The feature is one that definitely has its issues in pacing and timing because of what it was trying to do, but it’s easy to view this as the start of something really fun. Luke Pasqualino does a solid job as Adama here, as you can see hints of the family connection even as he channels a bit of a Tom Cruise in Top Gun feeling, and Ben Cotton as Coker definitely channels a Bill Paxton kind of vibe that works really well for someone at the end of his tour. Lili Bordán has less to work with as Kelly overall, but she plays the role well and all three as a group definitely make for some fun. What also worked well for me is that they fit the setting in a good way since it hit that war weary feeling in the visual design of it but also provided for some great looking visuals for the action and the Cylons in particular. I really liked that we got the old school Cylon ships and we got some clunkier versions of the Cylons as well since that fits into the narrative established quite well. Though you know you’re filling in some of the blanks in the show based on your knowledge from the other two series, but there’s also the simple fact that this show feels like it fits in perfectly with them and would have made for a very fun and action oriented run.

In Summary:
Being a Battlestar Galactica fan is not easy since we have so many things thrown at us and little that really works to latch onto once you get past the main reboot series. And even there the final season or so was a hard one for a lot of fans, though I enjoyed it overall. With the end of that series and the loss of Caprica, I was hopeful that a more action driven series would survive at Syfy, but the timing wasn’t right and the show didn’t get picked up. While it’s rough around the edges, like so many shows are with their pilots, there was a lot of potential here for a good science fiction action series that took place in space against a rich and engaging backdrop. It’s a great what if moment, but in the end that’s also all that it is.
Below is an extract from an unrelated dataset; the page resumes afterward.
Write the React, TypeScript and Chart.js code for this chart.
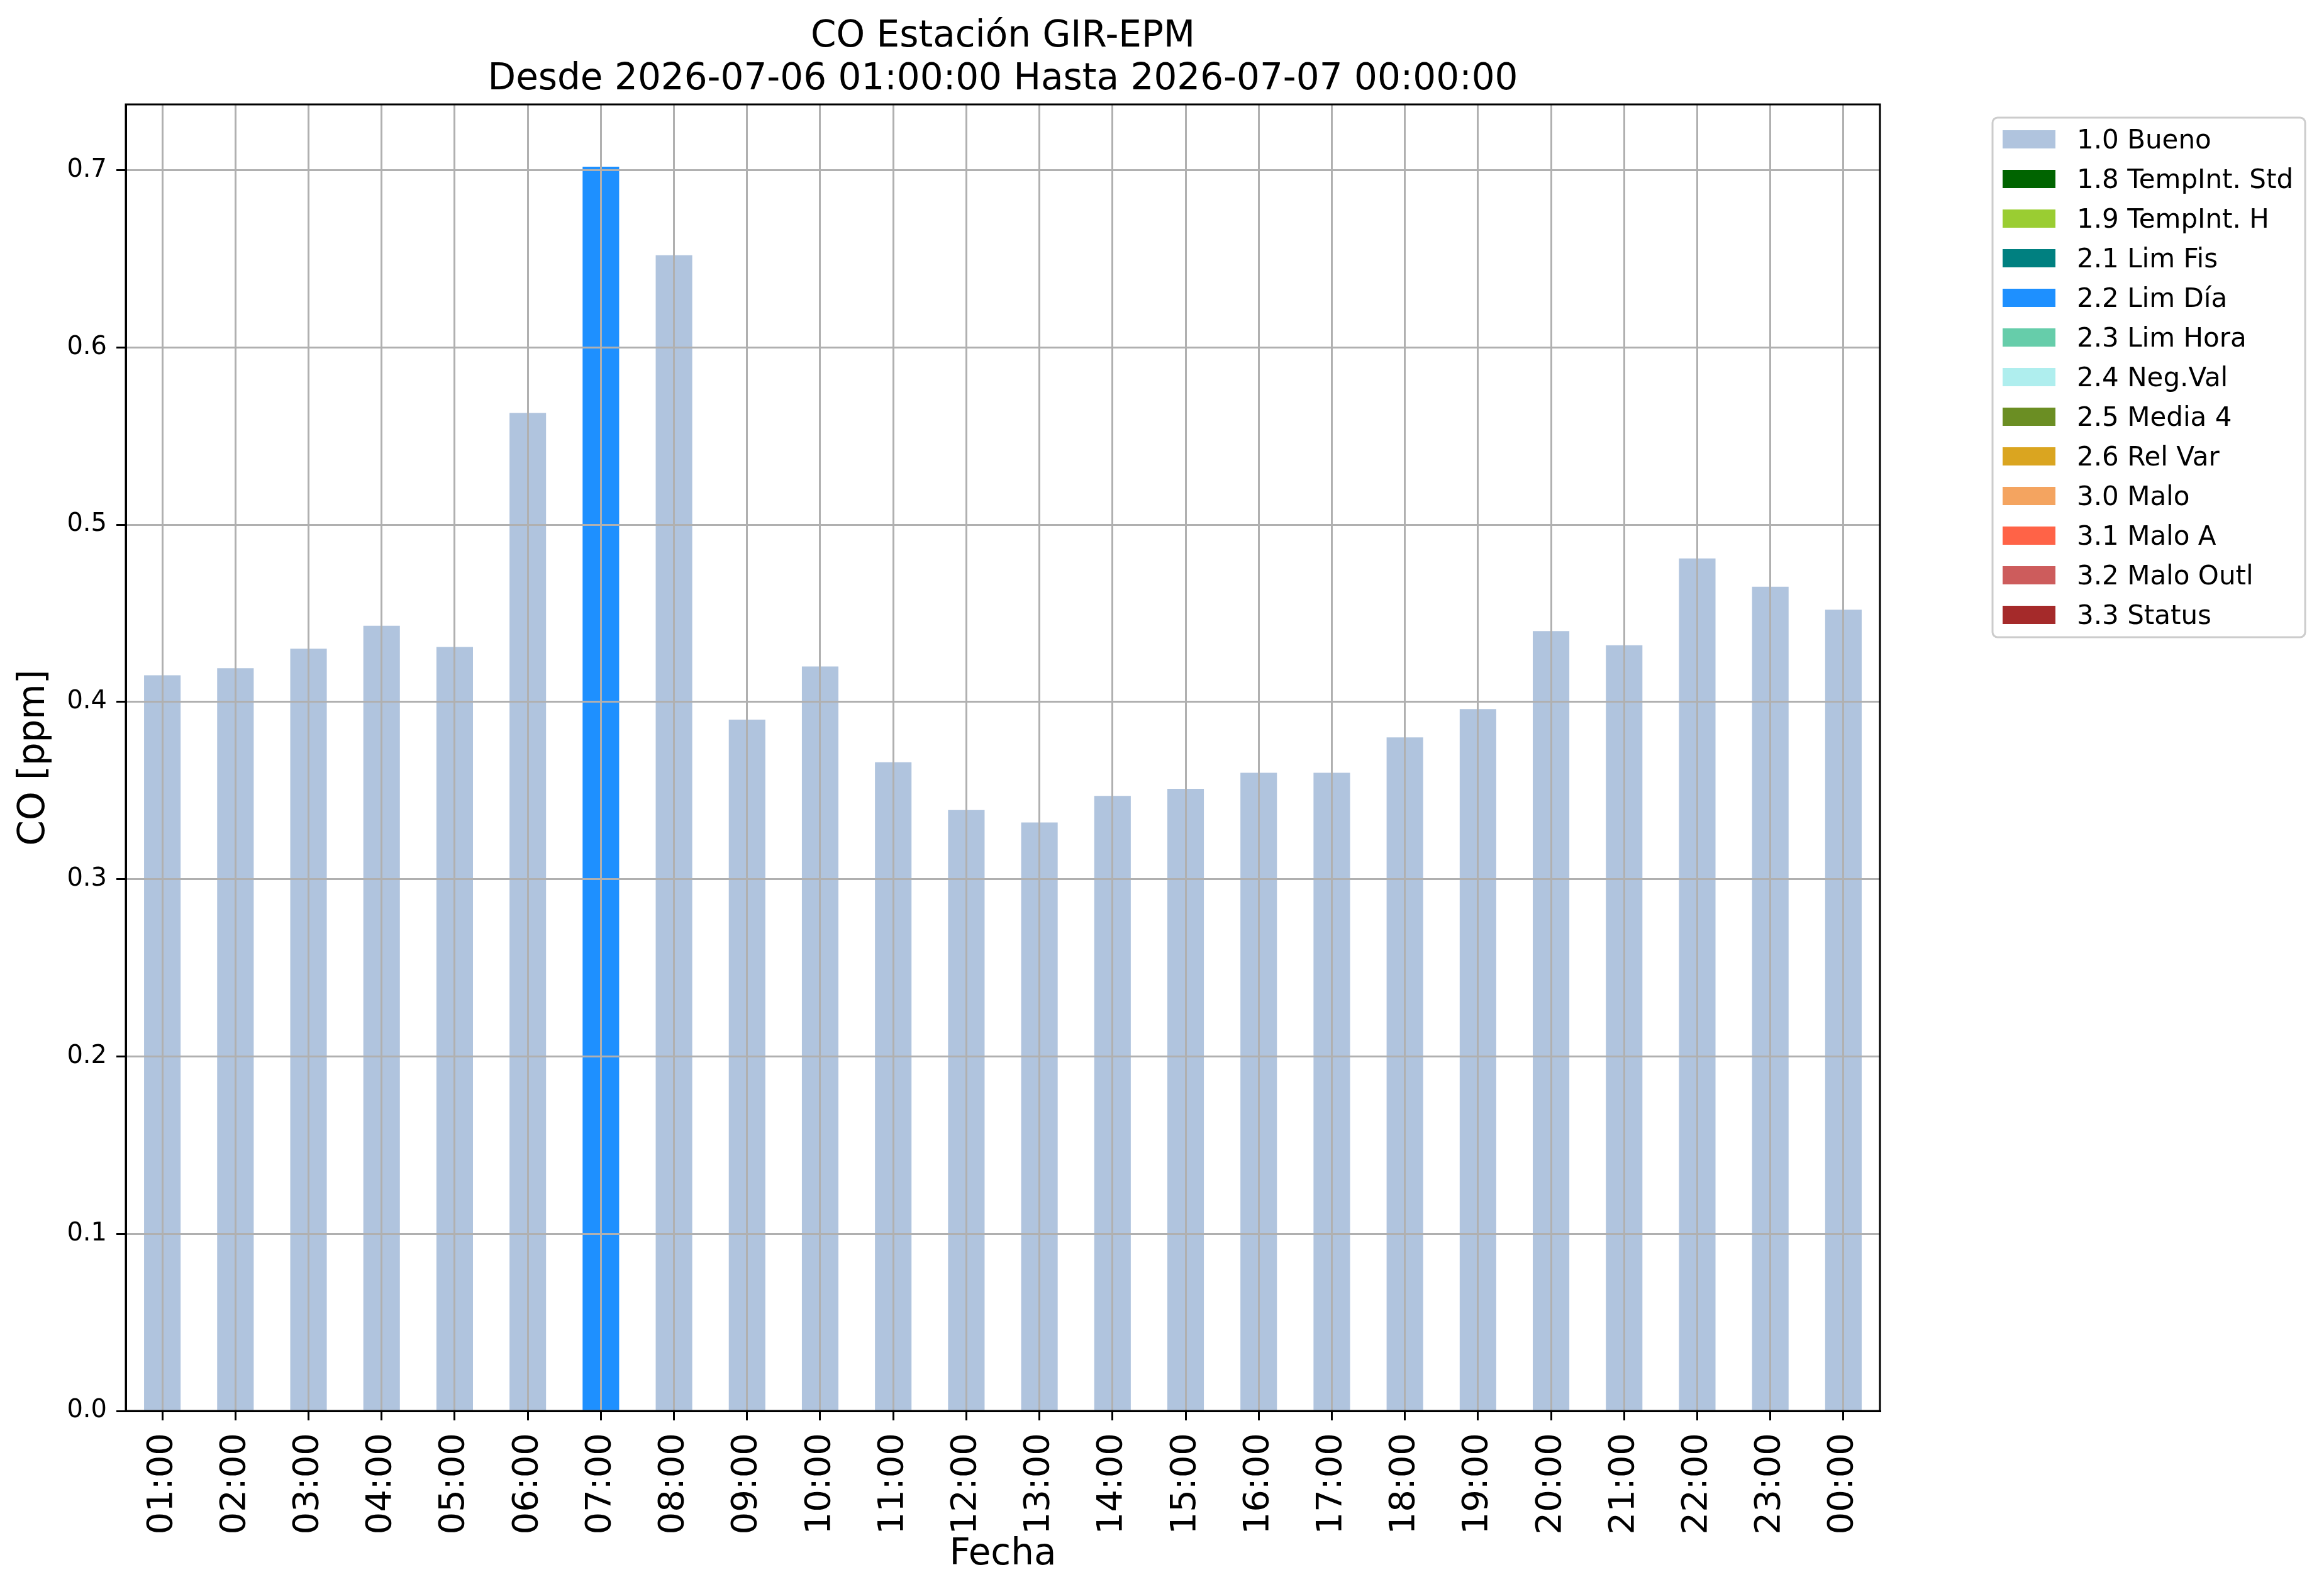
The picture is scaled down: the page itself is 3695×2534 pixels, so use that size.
import { useEffect, useRef } from 'react'
import { Chart, registerables } from 'chart.js'

Chart.register(...registerables)

const hours = [
  '01:00', '02:00', '03:00', '04:00', '05:00', '06:00', '07:00', '08:00',
  '09:00', '10:00', '11:00', '12:00', '13:00', '14:00', '15:00', '16:00',
  '17:00', '18:00', '19:00', '20:00', '21:00', '22:00', '23:00', '00:00',
]

// CO concentration per hour, split by the quality flag of each reading
const bueno = [
  0.415, 0.419, 0.430, 0.443, 0.431, 0.563, null, 0.652,
  0.390, 0.420, 0.366, 0.339, 0.332, 0.347, 0.351, 0.360,
  0.360, 0.380, 0.396, 0.440, 0.432, 0.481, 0.465, 0.452,
]
const limDia = [
  null, null, null, null, null, null, 0.702, null,
  null, null, null, null, null, null, null, null,
  null, null, null, null, null, null, null, null,
]

const flagLabels = [
  '1.0 Bueno', '1.8 TempInt. Std', '1.9 TempInt. H', '2.1 Lim Fis', '2.2 Lim Día',
  '2.3 Lim Hora', '2.4 Neg.Val', '2.5 Media 4', '2.6 Rel Var', '3.0 Malo',
  '3.1 Malo A', '3.2 Malo Outl', '3.3 Status',
]
const flagSeries: (number | null)[][] = [
  bueno, [], [], [], limDia, [], [], [], [], [], [], [], [],
]
const flagColors = [
  '#b0c4de', '#006400', '#9acd32', '#008080', '#1e90ff', '#66cdaa', '#afeeee',
  '#6b8e23', '#daa520', '#f4a460', '#ff6347', '#cd5c5c', '#a52a2a',
]

const yTicks = [0, 0.1, 0.2, 0.3, 0.4, 0.5, 0.6, 0.7]

const titleLines = [
  'CO Estación GIR-EPM',
  'Desde 2026-07-06 01:00:00 Hasta 2026-07-07 00:00:00',
]

const FONT = '"DejaVu Sans", sans-serif'

const titlePlugin = {
  id: 'mplTitle',
  afterDraw(chart: Chart) {
    const { ctx, chartArea } = chart
    const cx = (chartArea.left + chartArea.right) / 2
    ctx.save()
    ctx.fillStyle = '#000'
    ctx.font = `58px ${FONT}`
    ctx.textAlign = 'center'
    ctx.textBaseline = 'alphabetic'
    ctx.fillText(titleLines[0], cx, 74)
    ctx.fillText(titleLines[1], cx, 142)
    ctx.restore()
  },
}

const framePlugin = {
  id: 'frame',
  afterDraw(chart: Chart) {
    const { ctx, chartArea } = chart
    ctx.save()
    ctx.strokeStyle = '#000'
    ctx.lineWidth = 3
    ctx.strokeRect(chartArea.left, chartArea.top, chartArea.right - chartArea.left, chartArea.bottom - chartArea.top)
    ctx.restore()
  },
}

const legendPlugin = {
  id: 'outsideLegend',
  afterDraw(chart: Chart) {
    const { ctx, chartArea } = chart
    const items = chart.data.datasets
    const x0 = chartArea.right + 179
    const y0 = 187
    const pitch = 63
    const textX = x0 + 134
    ctx.save()
    ctx.font = `42px ${FONT}`
    const maxW = Math.max(...items.map((d) => ctx.measureText(String(d.label)).width))
    const w = textX - x0 + maxW + 19
    const h = 20 + (items.length - 1) * pitch + 29 + 21
    ctx.beginPath()
    ctx.roundRect(x0, y0, w, h, 8)
    ctx.fillStyle = '#fff'
    ctx.fill()
    ctx.strokeStyle = '#cccccc'
    ctx.lineWidth = 3
    ctx.stroke()
    items.forEach((d, i) => {
      const top = y0 + 20 + i * pitch
      ctx.fillStyle = d.backgroundColor as string
      ctx.fillRect(x0 + 16, top, 84, 29)
      ctx.fillStyle = '#000'
      ctx.textBaseline = 'alphabetic'
      ctx.fillText(String(d.label), textX, top + 29)
    })
    ctx.restore()
  },
}

export default function App() {
  const chartRef = useRef<HTMLCanvasElement>(null)

  useEffect(() => {
    if (!chartRef.current) return
    const ctx = chartRef.current.getContext('2d')
    if (!ctx) return

    Chart.defaults.font.family = FONT
    Chart.defaults.color = '#000'

    const allValues = flagSeries.flat().filter((v): v is number => v != null)
    const yMax = Math.max(...allValues) * 1.05

    const chart = new Chart(ctx, {
      type: 'bar',
      data: {
        labels: hours,
        datasets: flagLabels.map((label, i) => ({
          label,
          data: flagSeries[i],
          backgroundColor: flagColors[i],
          borderWidth: 0,
          categoryPercentage: 1,
          barPercentage: 0.5,
        })),
      },
      options: {
        responsive: false,
        animation: false,
        events: [],
        layout: { padding: { top: 166, left: 0, right: 706, bottom: 0 } },
        plugins: {
          legend: { display: false },
          title: { display: false },
          tooltip: { enabled: false },
        },
        scales: {
          x: {
            stacked: true,
            offset: true,
            grid: {
              z: 1,
              offset: false,
              color: '#b0b0b0',
              lineWidth: 3,
              tickColor: '#000',
              tickWidth: 3,
              tickLength: 15,
            },
            border: { color: '#000', width: 3, z: 2 },
            ticks: {
              autoSkip: false,
              maxRotation: 90,
              minRotation: 90,
              padding: 20,
              font: { size: 56 },
            },
            title: {
              display: true,
              text: 'Fecha',
              font: { size: 58 },
              padding: { top: 0, bottom: 27 },
            },
            afterFit: (scale) => {
              scale.height = 291
            },
          },
          y: {
            stacked: true,
            min: 0,
            max: yMax,
            grid: {
              z: 1,
              color: '#b0b0b0',
              lineWidth: 3,
              tickColor: '#000',
              tickWidth: 3,
              tickLength: 15,
            },
            border: { color: '#000', width: 3, z: 2 },
            ticks: {
              autoSkip: false,
              padding: 15,
              font: { size: 40 },
              callback: (value) => Number(value).toFixed(1),
            },
            afterBuildTicks: (scale) => {
              scale.ticks = yTicks.map((value) => ({ value }))
            },
            title: {
              display: true,
              text: 'CO [ppm]',
              font: { size: 58 },
              padding: { top: 20, bottom: 0 },
            },
            afterFit: (scale) => {
              scale.width = 200
            },
          },
        },
      },
      plugins: [titlePlugin, framePlugin, legendPlugin],
    })

    return () => chart.destroy()
  }, [])

  return (
    <div style={{ position: 'fixed', left: 0, top: 0, width: 3695, height: 2534, background: '#fff' }}>
      <canvas ref={chartRef} width={3695} height={2534} style={{ display: 'block' }} />
    </div>
  )
}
Definitely worth checking out though.

Features:
English DTS-HD MA 5.1 Language, English Subtitles, French Subtitles, Spanish Subtitles, Deleted Scenes Visual Effects Making Of

Content Grade: B
Audio Grade: B+
Video Grade: A-
Packaging Grade: B+
Menu Grade: B-
Extras Grade: B+

Released By: Universal Studios
Release Date: February 19th, 2013
MSRP: $24.98
Running Time: 94 Minutes
Video Encoding: 1080p AVC
Aspect Ratio: 1.78:1 Widescreen

Review Equipment:
Sony KDL70R550A 70″ LED 1080P HDTV, Sony PlayStation3 Blu-ray player via HDMI set to 1080p, Onkyo TX-SR605 Receiver and Panasonic SB-TP20S Multi-Channel Speaker System With 100-Watt Subwoofer.